Grimshaw: I remember this one time, when Harold was doing a radio interview on Milt Rosenberg’s talk show. This guy called in and asked Harold if he’d like to replace the elevators in City Hall with vines. Harold didn’t quite understand what the guy was saying, and Milt did and kind of hung up on the guy, who had some other choice words.
Maslin: But it wasn’t just race that was playing a factor. It was also a real fear of the machine. When I was running phone banks, we realized that when black respondents have white people calling them, they think it’s the machine and they’re not gonna be honest. Remember, there’s a history here. You could get in trouble for telling someone, “I’m for Harold Washington not for Jane Byrne.” Could be a parking ticket or someone looking over your shoulder when you’re trying to deal with the city in some way. Or if you have a municipal job, you could be putting that at risk. So when we had black interviewers calling black respondents, Washington would be over 80 percent; when we had white interviewers calling black respondents, he’d only be at about 60 to 65 percent. When we switched to only using black interviewers to call black respondents, we started to gain more confidence.
Katz: Of course the machine was run by Alderman Eddie Vrdolyak.
Zimmerman: Who happened to be the leader of the most racist and conservative faction within the City Council.
Katz: We heard Vrdolyak was telling his precinct captains that anyone who lives north of Madison and votes for Washington is a race traitor. And then two days before the primary, racist remarks by Vrdolyak are exposed in the Tribune.
Michael Zielenziger, national correspondent with the Kansas City Star Times during the 1983 Chicago mayoral race: It was the Saturday before the primary, and I was in Chicago visiting my girlfriend, Diane Abt.
Diane Abt, reporter for CBS News Radio in Chicago during the 1983 Chicago mayoral race: I knew there was a meeting happening in Eddie Kelly’s ward, where all the precinct captains would meet ahead of the primary to get their marching orders on how they were going to get out the vote.

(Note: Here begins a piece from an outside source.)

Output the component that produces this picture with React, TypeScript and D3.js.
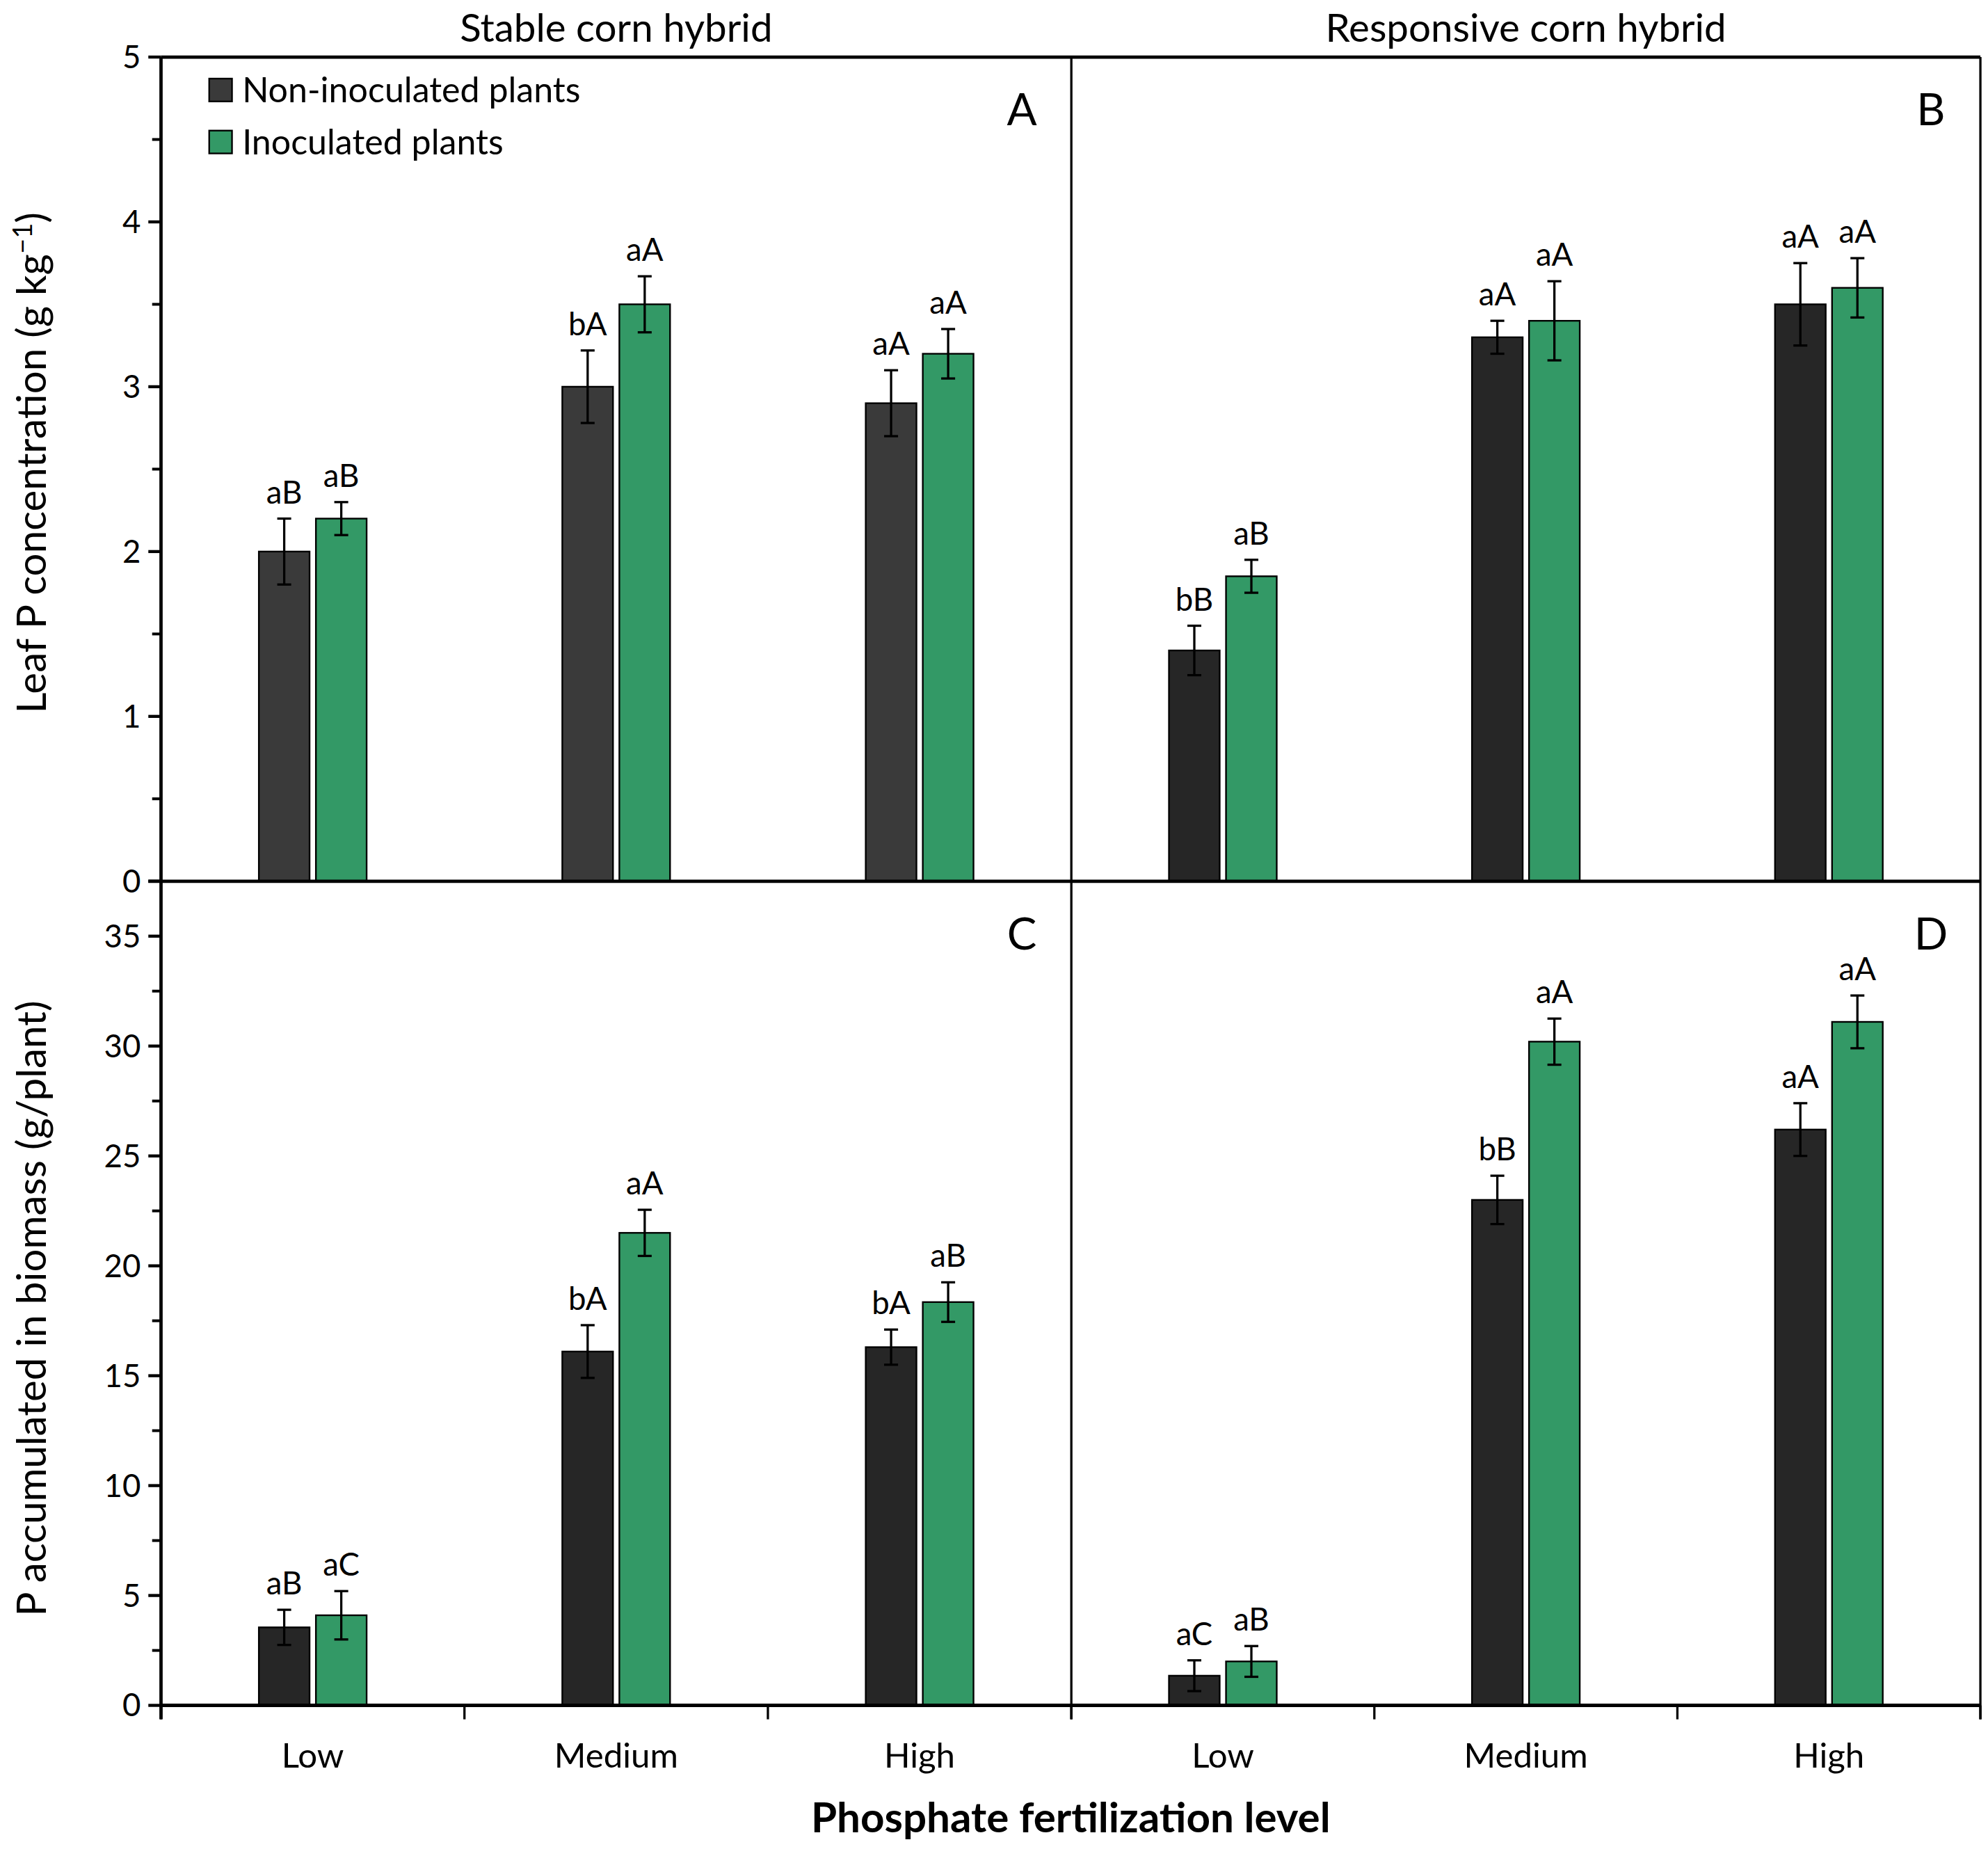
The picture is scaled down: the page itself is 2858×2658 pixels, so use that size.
import * as d3 from "d3";

// categories and series
const LEVELS = ["Low", "Medium", "High"];
const SERIES = ["Non-inoculated plants", "Inoculated plants"];

// Panel A: stable hybrid, leaf P (g/kg)
const stableLeafNon = [2.0, 3.0, 2.9];
const stableLeafNonErr = [0.2, 0.22, 0.2];
const stableLeafIno = [2.2, 3.5, 3.2];
const stableLeafInoErr = [0.1, 0.17, 0.15];
const stableLeafNonLbl = ["aB", "bA", "aA"];
const stableLeafInoLbl = ["aB", "aA", "aA"];

// Panel B: responsive hybrid, leaf P
const respLeafNon = [1.4, 3.3, 3.5];
const respLeafNonErr = [0.15, 0.1, 0.25];
const respLeafIno = [1.85, 3.4, 3.6];
const respLeafInoErr = [0.1, 0.24, 0.18];
const respLeafNonLbl = ["bB", "aA", "aA"];
const respLeafInoLbl = ["aB", "aA", "aA"];

// Panel C: stable hybrid, P accumulated (g/plant)
const stableAccNon = [3.55, 16.1, 16.3];
const stableAccNonErr = [0.8, 1.2, 0.8];
const stableAccIno = [4.1, 21.5, 18.35];
const stableAccInoErr = [1.1, 1.05, 0.9];
const stableAccNonLbl = ["aB", "bA", "bA"];
const stableAccInoLbl = ["aC", "aA", "aB"];

// Panel D: responsive hybrid, P accumulated
const respAccNon = [1.35, 23.0, 26.2];
const respAccNonErr = [0.7, 1.1, 1.2];
const respAccIno = [2.0, 30.2, 31.1];
const respAccInoErr = [0.7, 1.05, 1.2];
const respAccNonLbl = ["aC", "bB", "aA"];
const respAccInoLbl = ["aB", "aA", "aA"];

const leafTicks = [0, 1, 2, 3, 4, 5];
const accTicks = [0, 5, 10, 15, 20, 25, 30, 35];

const FONT = "Lato, 'Open Sans', sans-serif";
const GREEN = "#339966";

// layout (drawn in a 1568-wide view box, scaled up to the page)
const VW = 1568;
const VH = (2658 * VW) / 2858;
const X0 = 127, XM = 845, X1 = 1562;
const YT = 45, YM = 695, YB = 1345;

type Panel = {
  letter: string;
  left: number;
  right: number;
  top: number;
  bottom: number;
  yMax: number;
  non: number[]; nonErr: number[]; ino: number[]; inoErr: number[];
  nonLbl: string[]; inoLbl: string[];
  nonColor: string;
};

const panels: Panel[] = [
  { letter: "A", left: X0, right: XM, top: YT, bottom: YM, yMax: 5,
    non: stableLeafNon, nonErr: stableLeafNonErr, ino: stableLeafIno, inoErr: stableLeafInoErr,
    nonLbl: stableLeafNonLbl, inoLbl: stableLeafInoLbl, nonColor: "#3a3a3a" },
  { letter: "B", left: XM, right: X1, top: YT, bottom: YM, yMax: 5,
    non: respLeafNon, nonErr: respLeafNonErr, ino: respLeafIno, inoErr: respLeafInoErr,
    nonLbl: respLeafNonLbl, inoLbl: respLeafInoLbl, nonColor: "#262626" },
  { letter: "C", left: X0, right: XM, top: YM, bottom: YB, yMax: 37.5,
    non: stableAccNon, nonErr: stableAccNonErr, ino: stableAccIno, inoErr: stableAccInoErr,
    nonLbl: stableAccNonLbl, inoLbl: stableAccInoLbl, nonColor: "#262626" },
  { letter: "D", left: XM, right: X1, top: YM, bottom: YB, yMax: 37.5,
    non: respAccNon, nonErr: respAccNonErr, ino: respAccIno, inoErr: respAccInoErr,
    nonLbl: respAccNonLbl, inoLbl: respAccInoLbl, nonColor: "#262626" },
];

function PanelBars({ p }: { p: Panel }) {
  const x = d3.scaleBand<string>().domain(LEVELS).range([p.left, p.right]);
  const y = d3.scaleLinear().domain([0, p.yMax]).range([p.bottom, p.top]);
  const barW = 40;
  const gap = 5;
  const series = [
    { vals: p.non, err: p.nonErr, lbl: p.nonLbl, color: p.nonColor, off: -gap / 2 - barW },
    { vals: p.ino, err: p.inoErr, lbl: p.inoLbl, color: GREEN, off: gap / 2 },
  ];
  return (
    <g>
      {series.map((s, si) =>
        LEVELS.map((lev, i) => {
          const cx = x(lev)! + x.bandwidth() / 2;
          const bx = cx + s.off;
          const mid = bx + barW / 2;
          const yv = y(s.vals[i]);
          const yHi = y(s.vals[i] + s.err[i]);
          const yLo = y(s.vals[i] - s.err[i]);
          return (
            <g key={`${si}-${i}`}>
              <rect x={bx} y={yv} width={barW} height={p.bottom - yv}
                fill={s.color} stroke="#000" strokeWidth={1.3} />
              <line x1={mid} x2={mid} y1={yHi} y2={yLo} stroke="#000" strokeWidth={1.8} />
              <line x1={mid - 5.5} x2={mid + 5.5} y1={yHi} y2={yHi} stroke="#000" strokeWidth={1.8} />
              <line x1={mid - 5.5} x2={mid + 5.5} y1={yLo} y2={yLo} stroke="#000" strokeWidth={1.8} />
              <text x={mid} y={yHi - 12} textAnchor="middle" fontSize={25}>{s.lbl[i]}</text>
            </g>
          );
        })
      )}
      <text x={p.right - 39} y={p.top + 54} textAnchor="middle" fontSize={35}>{p.letter}</text>
    </g>
  );
}

function YAxis({ top, bottom, yMax, ticks, minor }: { top: number; bottom: number; yMax: number; ticks: number[]; minor: number }) {
  const y = d3.scaleLinear().domain([0, yMax]).range([bottom, top]);
  const minors = d3.range(minor, yMax, minor * 2);
  return (
    <g>
      {ticks.map((t) => (
        <g key={`M${t}`}>
          <line x1={X0 - 10} x2={X0} y1={y(t)} y2={y(t)} stroke="#000" strokeWidth={2.4} />
          <text x={111} y={y(t)} dy="0.35em" textAnchor="end" fontSize={25}>{t}</text>
        </g>
      ))}
      {minors.map((t) => (
        <line key={`m${t}`} x1={X0 - 7} x2={X0} y1={y(t)} y2={y(t)} stroke="#000" strokeWidth={2.2} />
      ))}
    </g>
  );
}

export default function App() {
  const xl = d3.scaleBand<string>().domain(LEVELS).range([X0, XM]);
  const xr = d3.scaleBand<string>().domain(LEVELS).range([XM, X1]);
  const xTicks = [X0, X0 + xl.step(), X0 + 2 * xl.step(), XM, XM + xr.step(), XM + 2 * xr.step(), X1];
  return (
    <svg width={2858} height={2658} viewBox={`0 0 ${VW} ${VH}`}
      style={{ position: "absolute", left: 0, top: 0, background: "#fff" }}
      fontFamily={FONT} fill="#000">
      <rect x={0} y={0} width={VW} height={VH} fill="#fff" />

      {/* column titles */}
      <text x={(X0 + XM) / 2} y={33} textAnchor="middle" fontSize={31}>Stable corn hybrid</text>
      <text x={(XM + X1) / 2} y={33} textAnchor="middle" fontSize={31}>Responsive corn hybrid</text>

      {panels.map((p) => <PanelBars key={p.letter} p={p} />)}

      {/* frame lines */}
      <line x1={X0} x2={X1} y1={YT} y2={YT} stroke="#000" strokeWidth={2.6} />
      <line x1={X0} x2={X0} y1={YT} y2={YB + 11} stroke="#000" strokeWidth={2.6} />
      <line x1={X0 - 10} x2={X1} y1={YM} y2={YM} stroke="#000" strokeWidth={2.6} />
      <line x1={X0} x2={X1} y1={YB} y2={YB} stroke="#000" strokeWidth={2.8} />
      <line x1={XM} x2={XM} y1={YT} y2={YB + 11} stroke="#000" strokeWidth={1.8} />
      <line x1={X1} x2={X1} y1={YT} y2={YB + 11} stroke="#000" strokeWidth={1.8} />

      <YAxis top={YT} bottom={YM} yMax={5} ticks={leafTicks} minor={0.5} />
      <YAxis top={YM} bottom={YB} yMax={37.5} ticks={accTicks} minor={2.5} />

      {/* x ticks and category labels */}
      {xTicks.map((t, i) => (
        <line key={i} x1={t} x2={t} y1={YB} y2={YB + 11} stroke="#000" strokeWidth={1.8} />
      ))}
      {LEVELS.map((lev) => (
        <g key={lev}>
          <text x={xl(lev)! + xl.bandwidth() / 2} y={1394} textAnchor="middle" fontSize={27}>{lev}</text>
          <text x={xr(lev)! + xr.bandwidth() / 2} y={1394} textAnchor="middle" fontSize={27}>{lev}</text>
        </g>
      ))}

      {/* axis titles */}
      <text x={(X0 + X1) / 2} y={1445} textAnchor="middle" fontSize={33} fontWeight="bold">Phosphate fertilization level</text>
      <text transform={`translate(36, 365) rotate(-90)`} textAnchor="middle" fontSize={32}>
        Leaf P concentration (g kg<tspan dy={-11} fontSize={21}>−1</tspan><tspan dy={11}>)</tspan>
      </text>
      <text transform={`translate(36, 1032) rotate(-90)`} textAnchor="middle" fontSize={32}>
        P accumulated in biomass (g/plant)
      </text>

      {/* legend */}
      {SERIES.map((s, i) => (
        <g key={s}>
          <rect x={165} y={62 + i * 41} width={18} height={18}
            fill={i === 0 ? "#3a3a3a" : GREEN} stroke="#000" strokeWidth={1.3} />
          <text x={191} y={71 + i * 41} dy="0.35em" fontSize={27.5}>{s}</text>
        </g>
      ))}
    </svg>
  );
}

Zielenziger: While in Chicago, I was gonna write a story Sunday for Monday about the mayor’s race, so we went.
Abt: Initially, Kelly or one of his cohort said, “Oh, she’s a radio reporter, get her out of here.” But Roman Pucinski, who ran the 41st ward, said, “Oh no, she’s okay. Let her stay.”
Zielenziger: Roman knew me because I used to cover City Hall for the Chicago Sun Times. He knew Diane because she was still covering politics. Roman was a source of mine and he liked reporters.
Abt: I didn’t put a microphone up so that seemed okay. You can stay and listen. And we did, and were shocked by what we heard.
Zielenziger: They were threatened by a black mayor. This was a meeting of the precinct captains who were gonna get the vote out. And they were explaining how the race looked and that every vote was important. And then Eddie Vrdolyak, from the very ethnic and white southwest side, came in and said, “A vote for Daley is a vote for Washington. It’s a two-person race. It would be the worst day in the history of Chicago if your candidate was not elected. It’s a racial thing, don’t kid yourself. I’m calling on you to save your city, to save your precinct. We’re fighting to keep the city the way it is.”